Give back, word for word, only the lines from the opening of the records through the one with "import seaborn as sns". Pictures stay out.

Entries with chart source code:
-.-.-
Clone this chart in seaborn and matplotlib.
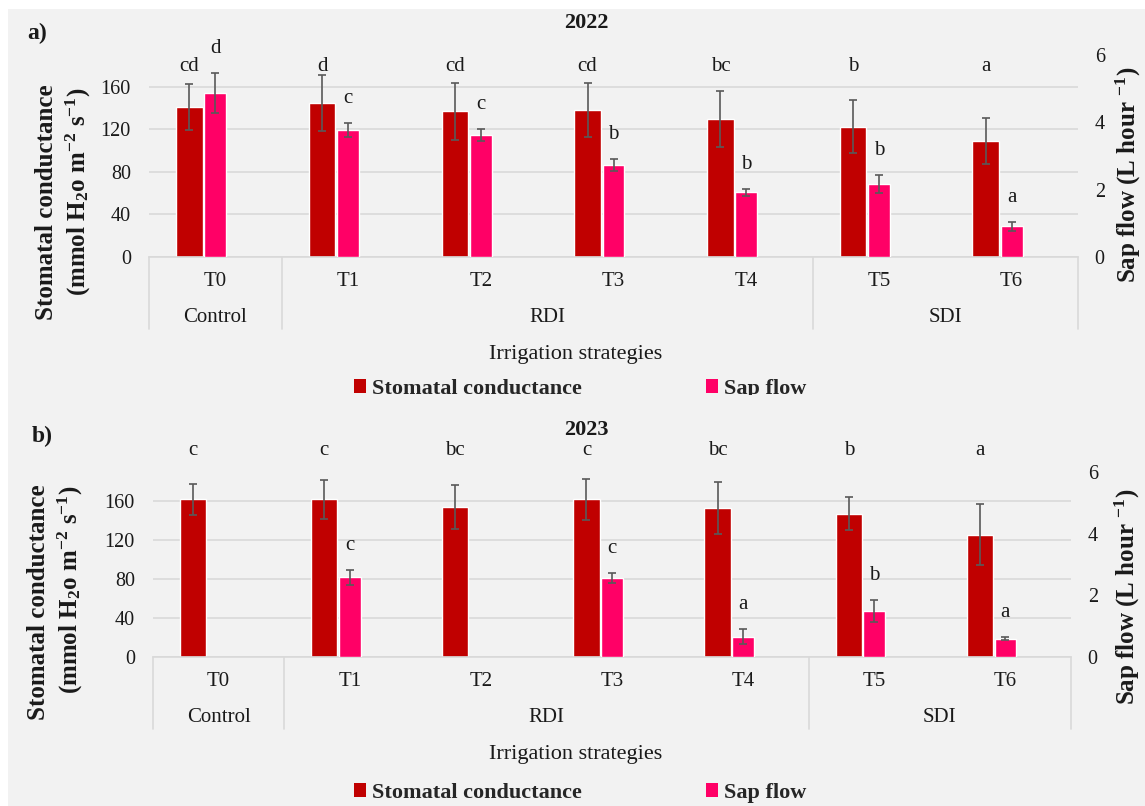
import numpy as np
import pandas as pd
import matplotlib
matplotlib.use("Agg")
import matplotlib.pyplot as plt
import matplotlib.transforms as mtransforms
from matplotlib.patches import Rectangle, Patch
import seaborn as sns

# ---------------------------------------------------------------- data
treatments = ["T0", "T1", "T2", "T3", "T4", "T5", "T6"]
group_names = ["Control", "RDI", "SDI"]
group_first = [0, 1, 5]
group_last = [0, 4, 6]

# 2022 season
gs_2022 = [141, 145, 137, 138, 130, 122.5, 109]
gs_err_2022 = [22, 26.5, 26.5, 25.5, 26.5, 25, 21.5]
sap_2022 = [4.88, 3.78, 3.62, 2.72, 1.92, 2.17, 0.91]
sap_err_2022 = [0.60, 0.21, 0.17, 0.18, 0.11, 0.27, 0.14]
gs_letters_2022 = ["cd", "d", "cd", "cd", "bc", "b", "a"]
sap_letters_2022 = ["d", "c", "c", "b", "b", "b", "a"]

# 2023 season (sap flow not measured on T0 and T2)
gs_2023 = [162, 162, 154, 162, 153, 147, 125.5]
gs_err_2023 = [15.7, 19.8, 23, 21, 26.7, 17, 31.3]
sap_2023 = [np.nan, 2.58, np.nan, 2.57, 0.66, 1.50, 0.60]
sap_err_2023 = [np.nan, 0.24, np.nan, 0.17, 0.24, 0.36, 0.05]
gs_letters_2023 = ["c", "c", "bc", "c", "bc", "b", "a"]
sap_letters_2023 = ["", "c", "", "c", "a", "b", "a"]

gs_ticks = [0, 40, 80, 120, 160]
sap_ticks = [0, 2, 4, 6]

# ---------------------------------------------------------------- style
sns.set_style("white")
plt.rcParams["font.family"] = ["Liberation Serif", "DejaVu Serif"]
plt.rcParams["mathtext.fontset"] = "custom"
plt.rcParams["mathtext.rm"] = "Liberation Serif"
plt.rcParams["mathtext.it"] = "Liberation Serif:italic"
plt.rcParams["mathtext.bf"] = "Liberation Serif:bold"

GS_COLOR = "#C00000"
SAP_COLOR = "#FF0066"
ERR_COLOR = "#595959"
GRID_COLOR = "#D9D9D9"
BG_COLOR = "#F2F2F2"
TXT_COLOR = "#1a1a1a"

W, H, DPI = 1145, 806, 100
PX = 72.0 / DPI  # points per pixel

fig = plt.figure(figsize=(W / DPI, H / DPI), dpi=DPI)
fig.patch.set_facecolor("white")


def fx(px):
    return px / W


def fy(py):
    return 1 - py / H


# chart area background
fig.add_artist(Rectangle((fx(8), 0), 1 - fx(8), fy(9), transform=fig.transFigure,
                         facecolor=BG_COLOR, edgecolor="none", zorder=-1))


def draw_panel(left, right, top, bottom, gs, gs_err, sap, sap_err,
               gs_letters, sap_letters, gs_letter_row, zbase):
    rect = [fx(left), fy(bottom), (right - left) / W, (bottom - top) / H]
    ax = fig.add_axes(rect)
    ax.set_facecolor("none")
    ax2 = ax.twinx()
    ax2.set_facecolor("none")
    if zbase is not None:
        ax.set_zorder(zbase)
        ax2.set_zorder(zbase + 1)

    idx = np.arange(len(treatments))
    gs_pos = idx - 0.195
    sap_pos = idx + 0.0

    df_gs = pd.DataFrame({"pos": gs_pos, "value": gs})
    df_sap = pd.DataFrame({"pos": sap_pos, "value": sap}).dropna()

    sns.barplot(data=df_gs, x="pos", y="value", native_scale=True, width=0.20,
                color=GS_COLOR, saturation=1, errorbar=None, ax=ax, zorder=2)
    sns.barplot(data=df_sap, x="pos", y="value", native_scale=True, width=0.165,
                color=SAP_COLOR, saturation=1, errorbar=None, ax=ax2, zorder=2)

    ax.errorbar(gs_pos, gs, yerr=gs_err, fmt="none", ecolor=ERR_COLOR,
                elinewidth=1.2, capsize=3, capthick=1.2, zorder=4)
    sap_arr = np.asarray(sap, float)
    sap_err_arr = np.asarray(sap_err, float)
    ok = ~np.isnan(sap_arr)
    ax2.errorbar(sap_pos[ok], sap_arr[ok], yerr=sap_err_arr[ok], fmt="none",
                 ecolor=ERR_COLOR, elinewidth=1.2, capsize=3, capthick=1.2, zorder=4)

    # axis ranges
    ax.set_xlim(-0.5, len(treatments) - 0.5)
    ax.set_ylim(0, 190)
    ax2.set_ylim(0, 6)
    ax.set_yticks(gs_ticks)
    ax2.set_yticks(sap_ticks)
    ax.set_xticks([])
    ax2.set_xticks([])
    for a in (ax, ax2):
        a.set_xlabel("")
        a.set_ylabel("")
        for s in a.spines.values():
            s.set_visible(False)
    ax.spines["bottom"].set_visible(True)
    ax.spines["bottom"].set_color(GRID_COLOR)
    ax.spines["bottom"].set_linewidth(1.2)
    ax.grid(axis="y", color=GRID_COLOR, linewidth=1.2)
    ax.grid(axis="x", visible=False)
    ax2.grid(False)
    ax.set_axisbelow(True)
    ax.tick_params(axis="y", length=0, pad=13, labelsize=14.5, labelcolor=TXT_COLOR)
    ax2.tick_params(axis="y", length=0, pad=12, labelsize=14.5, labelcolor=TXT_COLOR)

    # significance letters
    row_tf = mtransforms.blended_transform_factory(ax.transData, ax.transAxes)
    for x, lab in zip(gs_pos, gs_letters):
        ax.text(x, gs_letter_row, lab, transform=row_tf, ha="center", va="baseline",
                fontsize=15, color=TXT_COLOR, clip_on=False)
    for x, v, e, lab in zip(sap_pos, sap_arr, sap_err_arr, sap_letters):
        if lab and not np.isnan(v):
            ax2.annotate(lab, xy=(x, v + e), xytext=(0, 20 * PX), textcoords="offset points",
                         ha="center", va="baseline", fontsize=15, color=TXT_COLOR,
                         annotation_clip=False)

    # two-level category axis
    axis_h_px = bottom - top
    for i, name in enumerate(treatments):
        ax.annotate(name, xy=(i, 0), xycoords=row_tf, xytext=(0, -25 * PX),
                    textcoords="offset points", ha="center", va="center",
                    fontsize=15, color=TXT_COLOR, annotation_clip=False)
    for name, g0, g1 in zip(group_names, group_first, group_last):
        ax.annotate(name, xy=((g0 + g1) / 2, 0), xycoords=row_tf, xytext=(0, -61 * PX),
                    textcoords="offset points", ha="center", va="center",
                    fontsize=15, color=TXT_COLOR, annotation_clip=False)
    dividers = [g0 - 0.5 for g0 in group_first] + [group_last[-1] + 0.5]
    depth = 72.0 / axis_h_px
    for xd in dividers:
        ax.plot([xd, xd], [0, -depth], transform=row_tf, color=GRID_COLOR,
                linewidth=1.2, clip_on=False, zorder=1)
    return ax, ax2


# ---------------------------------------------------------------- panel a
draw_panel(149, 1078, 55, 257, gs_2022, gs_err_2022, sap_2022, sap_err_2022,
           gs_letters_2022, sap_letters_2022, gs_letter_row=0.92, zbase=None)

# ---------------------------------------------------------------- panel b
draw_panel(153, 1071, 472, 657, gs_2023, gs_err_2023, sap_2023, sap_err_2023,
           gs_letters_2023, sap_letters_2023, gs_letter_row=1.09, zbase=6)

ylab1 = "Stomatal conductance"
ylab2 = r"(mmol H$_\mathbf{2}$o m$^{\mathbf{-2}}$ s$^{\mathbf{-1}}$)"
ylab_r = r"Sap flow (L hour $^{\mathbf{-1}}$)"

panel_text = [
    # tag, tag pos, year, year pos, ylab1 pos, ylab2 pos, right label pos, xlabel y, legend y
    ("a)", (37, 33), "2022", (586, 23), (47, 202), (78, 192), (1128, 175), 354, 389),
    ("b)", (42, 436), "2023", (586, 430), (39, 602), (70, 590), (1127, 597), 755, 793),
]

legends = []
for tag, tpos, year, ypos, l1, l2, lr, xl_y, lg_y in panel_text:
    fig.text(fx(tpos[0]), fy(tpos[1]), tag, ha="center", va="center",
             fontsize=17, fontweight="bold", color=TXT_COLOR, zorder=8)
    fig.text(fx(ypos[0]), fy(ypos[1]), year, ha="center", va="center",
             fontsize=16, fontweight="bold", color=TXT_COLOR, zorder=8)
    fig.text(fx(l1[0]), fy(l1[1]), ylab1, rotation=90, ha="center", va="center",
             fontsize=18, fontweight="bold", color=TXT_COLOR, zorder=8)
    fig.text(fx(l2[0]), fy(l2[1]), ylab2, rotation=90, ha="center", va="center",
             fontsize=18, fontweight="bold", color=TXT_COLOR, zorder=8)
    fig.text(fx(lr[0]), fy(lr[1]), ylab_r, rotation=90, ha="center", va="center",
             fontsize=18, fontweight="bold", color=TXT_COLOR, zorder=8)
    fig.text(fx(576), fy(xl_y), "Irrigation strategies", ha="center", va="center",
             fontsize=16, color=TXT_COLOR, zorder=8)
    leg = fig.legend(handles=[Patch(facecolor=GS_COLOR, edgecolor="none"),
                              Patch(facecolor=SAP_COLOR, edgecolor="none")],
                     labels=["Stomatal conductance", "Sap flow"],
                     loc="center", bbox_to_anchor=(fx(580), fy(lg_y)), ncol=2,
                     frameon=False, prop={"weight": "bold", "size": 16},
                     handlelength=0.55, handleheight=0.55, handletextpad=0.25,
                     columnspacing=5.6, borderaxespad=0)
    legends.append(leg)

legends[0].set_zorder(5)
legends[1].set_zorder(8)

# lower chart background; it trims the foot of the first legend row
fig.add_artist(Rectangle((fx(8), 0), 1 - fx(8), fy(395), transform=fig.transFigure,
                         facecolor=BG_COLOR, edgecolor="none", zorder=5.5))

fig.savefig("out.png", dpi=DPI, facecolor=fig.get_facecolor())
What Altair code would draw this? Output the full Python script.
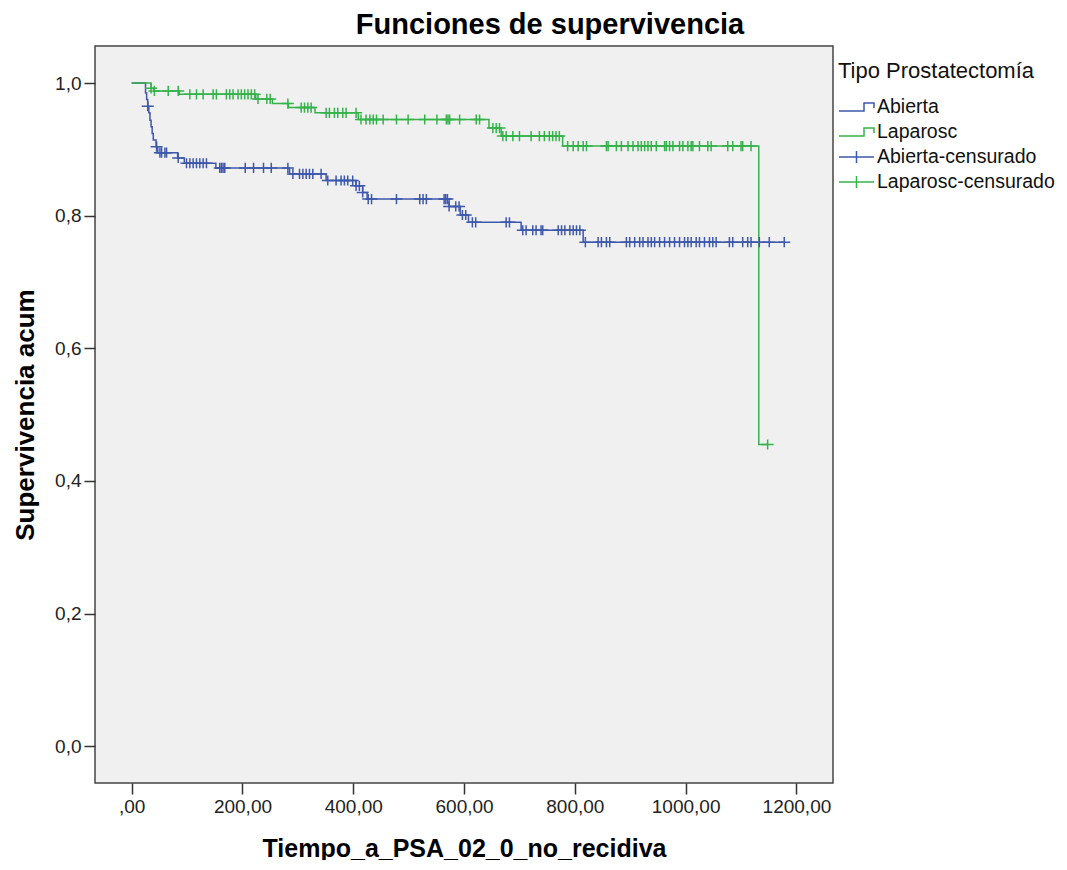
-.-.-
■ THE RESULT:
Clone this chart in seaborn and matplotlib.
import numpy as np
import pandas as pd
import matplotlib
matplotlib.use("Agg")
import matplotlib.pyplot as plt
import matplotlib.transforms as mtransforms
from matplotlib.patches import Rectangle, Patch
import seaborn as sns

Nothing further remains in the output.